Mt. Baker Theatre, Bellingham, WA, 5/10/00 is the fourth in the band’s Vault live album series, and presents the complete first show (save for “Dead Man,” which was removed reasons unknown) of that year. This was one of two warm-up shows before setting out to Europe for the first leg of their 2000 tour, so fittingly most of the set comes from Binaural — 10 of that record’s 13 songs are present here, including the first seven songs of the night. And there’s a little unease in some of the songs. “Light Years” has an ever-so-slightly extended introduction before falling into an arrangement that closely matches its Binaural counterpart. Later, it would grow to have a more authoritative drum introduction.
It’s also interesting to hear the audience react to the new material. Early on, “Nothing as it Seems” is given a huge response — it was the first single released ahead of Binaural, and it likely would have been one of the few new songs fans knew beforehand. It’s current status is as a rarely played cult favorite, but here it’s a rousing crowd pleaser. The band went through a battle with Epic to have “Nothing as it Seems” stand as the first single, so the rapturous response must have felt like something of a victory to the band at the time.

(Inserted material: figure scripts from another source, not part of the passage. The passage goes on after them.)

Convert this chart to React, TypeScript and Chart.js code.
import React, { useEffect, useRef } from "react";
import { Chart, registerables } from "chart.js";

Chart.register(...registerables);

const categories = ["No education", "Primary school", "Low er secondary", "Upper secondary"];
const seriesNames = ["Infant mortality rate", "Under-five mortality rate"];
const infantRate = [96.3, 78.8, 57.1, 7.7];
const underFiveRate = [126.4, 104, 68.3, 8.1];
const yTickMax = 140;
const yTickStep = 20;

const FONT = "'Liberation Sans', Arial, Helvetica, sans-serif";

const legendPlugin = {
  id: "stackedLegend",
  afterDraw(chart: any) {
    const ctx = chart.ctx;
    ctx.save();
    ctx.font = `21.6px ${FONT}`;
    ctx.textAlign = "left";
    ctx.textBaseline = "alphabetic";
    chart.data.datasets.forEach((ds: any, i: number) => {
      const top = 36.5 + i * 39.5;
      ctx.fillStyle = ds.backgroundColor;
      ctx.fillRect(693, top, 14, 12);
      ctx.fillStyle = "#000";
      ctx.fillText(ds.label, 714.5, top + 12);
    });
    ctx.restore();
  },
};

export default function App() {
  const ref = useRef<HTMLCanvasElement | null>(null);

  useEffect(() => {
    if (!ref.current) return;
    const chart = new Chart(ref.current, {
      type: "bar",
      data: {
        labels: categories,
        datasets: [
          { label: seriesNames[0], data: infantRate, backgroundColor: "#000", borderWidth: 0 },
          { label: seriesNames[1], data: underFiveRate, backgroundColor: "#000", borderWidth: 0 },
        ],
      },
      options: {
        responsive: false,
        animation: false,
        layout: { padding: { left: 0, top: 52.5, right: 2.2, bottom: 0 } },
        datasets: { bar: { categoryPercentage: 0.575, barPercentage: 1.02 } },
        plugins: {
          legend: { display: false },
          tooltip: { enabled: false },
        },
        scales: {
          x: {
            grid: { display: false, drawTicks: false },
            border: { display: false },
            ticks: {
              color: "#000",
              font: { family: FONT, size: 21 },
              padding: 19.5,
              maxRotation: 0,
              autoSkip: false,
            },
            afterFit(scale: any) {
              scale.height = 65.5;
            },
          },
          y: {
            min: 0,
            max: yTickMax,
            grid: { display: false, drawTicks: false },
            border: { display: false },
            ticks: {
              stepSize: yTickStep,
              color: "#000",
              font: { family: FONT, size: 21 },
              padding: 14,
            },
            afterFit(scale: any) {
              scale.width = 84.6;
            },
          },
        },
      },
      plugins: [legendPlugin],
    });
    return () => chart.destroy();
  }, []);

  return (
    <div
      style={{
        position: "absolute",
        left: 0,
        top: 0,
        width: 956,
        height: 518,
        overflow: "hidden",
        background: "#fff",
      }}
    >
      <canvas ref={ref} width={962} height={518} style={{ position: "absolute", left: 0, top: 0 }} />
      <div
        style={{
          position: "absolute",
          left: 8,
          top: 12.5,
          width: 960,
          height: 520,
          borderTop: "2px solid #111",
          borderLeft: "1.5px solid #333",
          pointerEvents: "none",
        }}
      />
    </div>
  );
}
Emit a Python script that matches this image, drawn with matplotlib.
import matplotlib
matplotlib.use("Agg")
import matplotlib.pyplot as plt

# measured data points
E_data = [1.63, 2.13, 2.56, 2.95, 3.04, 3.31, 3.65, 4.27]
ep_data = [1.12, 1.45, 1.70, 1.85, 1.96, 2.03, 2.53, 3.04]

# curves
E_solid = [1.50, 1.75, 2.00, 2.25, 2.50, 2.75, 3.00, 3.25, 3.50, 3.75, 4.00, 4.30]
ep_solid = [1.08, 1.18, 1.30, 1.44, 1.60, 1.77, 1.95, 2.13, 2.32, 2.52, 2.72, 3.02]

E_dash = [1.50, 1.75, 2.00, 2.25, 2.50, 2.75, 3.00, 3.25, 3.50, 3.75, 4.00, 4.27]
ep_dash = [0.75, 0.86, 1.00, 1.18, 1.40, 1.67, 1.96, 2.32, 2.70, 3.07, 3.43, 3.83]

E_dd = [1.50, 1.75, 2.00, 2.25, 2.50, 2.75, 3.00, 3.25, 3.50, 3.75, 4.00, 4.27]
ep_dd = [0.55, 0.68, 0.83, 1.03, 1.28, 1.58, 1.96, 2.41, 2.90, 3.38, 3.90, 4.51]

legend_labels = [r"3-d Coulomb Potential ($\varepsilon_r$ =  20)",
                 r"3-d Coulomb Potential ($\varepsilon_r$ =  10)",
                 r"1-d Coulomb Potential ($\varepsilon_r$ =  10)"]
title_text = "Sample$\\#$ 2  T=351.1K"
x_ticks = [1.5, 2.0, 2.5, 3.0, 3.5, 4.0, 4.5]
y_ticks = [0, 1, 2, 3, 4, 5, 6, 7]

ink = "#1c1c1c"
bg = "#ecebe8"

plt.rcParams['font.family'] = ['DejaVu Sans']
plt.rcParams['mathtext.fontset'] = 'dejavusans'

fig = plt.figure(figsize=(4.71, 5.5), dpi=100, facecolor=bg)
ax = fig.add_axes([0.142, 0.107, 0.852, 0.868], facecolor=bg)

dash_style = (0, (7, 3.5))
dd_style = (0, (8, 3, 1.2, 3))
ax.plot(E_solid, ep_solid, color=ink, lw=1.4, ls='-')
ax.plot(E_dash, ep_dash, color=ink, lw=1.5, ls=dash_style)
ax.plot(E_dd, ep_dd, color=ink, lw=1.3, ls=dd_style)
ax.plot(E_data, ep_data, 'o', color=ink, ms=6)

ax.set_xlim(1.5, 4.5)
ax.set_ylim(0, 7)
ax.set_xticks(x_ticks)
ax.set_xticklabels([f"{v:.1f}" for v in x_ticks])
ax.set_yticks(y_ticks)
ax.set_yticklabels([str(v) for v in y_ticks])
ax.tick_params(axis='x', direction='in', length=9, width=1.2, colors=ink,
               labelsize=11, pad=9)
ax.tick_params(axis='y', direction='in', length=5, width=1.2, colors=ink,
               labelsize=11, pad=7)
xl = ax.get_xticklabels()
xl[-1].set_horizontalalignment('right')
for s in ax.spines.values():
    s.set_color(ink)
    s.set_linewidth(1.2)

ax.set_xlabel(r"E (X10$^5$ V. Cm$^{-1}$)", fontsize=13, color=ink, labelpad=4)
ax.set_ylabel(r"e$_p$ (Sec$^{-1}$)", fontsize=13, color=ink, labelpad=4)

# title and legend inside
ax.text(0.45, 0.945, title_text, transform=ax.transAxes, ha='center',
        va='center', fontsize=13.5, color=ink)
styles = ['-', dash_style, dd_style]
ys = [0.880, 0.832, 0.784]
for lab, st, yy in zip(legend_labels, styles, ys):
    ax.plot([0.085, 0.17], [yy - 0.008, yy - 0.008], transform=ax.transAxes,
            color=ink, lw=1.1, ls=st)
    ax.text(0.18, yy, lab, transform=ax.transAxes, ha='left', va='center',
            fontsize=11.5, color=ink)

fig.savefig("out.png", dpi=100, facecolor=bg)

But this is also a rock show, and the party vibe and intensity jumps considerably when the band switches from “Thin Air” to the raucous “Do the Evolution.” The vibe loosens considerably from there, with a chatty Vedder setting up the first live reading of “Insignificance” and an improv in the first encore leading into a thundering version of “Go” that’s light on the actual lyrics, but punches right on the riffs.
Therein lies the rust the band was still shaking. Save for a couple of acoustic 1999 appearances at Neil Young’s Bridge School Benefit, Pearl Jam hadn’t played live for the better part of 18 months. At their best on stage, they’re a loose-but-tight ensemble, casual enough to roll with the punches but wound-up to veer off wherever necessary. That vibe would be captured well enough on the following European jaunt (famously documented on 25 subsequent double-disc live albums), and the seed of that is apparent here.
This is the beginning of Pearl Jam’s transition from simply a very well-rehearsed and energetic live band they’d been before 2000 to the much more adventurous group they’d become night after night. Two-hour sets were still the norm and three-hour nights were for special occasions. Songs weren’t as stretched out as they’d become, though “Daughter” gets an extended “Hold On” improv tag here. Eddie Vedder also isn’t nearly as conversational as he is today. But the setlists were already changing nightly, and everything was on the table. That’s the feeling the band presents on this night.
New challenges would present themselves when they came back to North America following the horrifying conclusion of their stay in Europe, of course. Their appearance at Denmark’s Roskilde Festival ended in horror when nine fans were crushed to death in front of the stage, leading the band to cancel the rest of their dates and rethinking everything before playing live again.
This night, then, finds the band before that weight came down. It’s five musicians peeking back out from behind the curtain, ready to take the music out before the masses with only that music to fret about. It’s not perfect, it’s practice.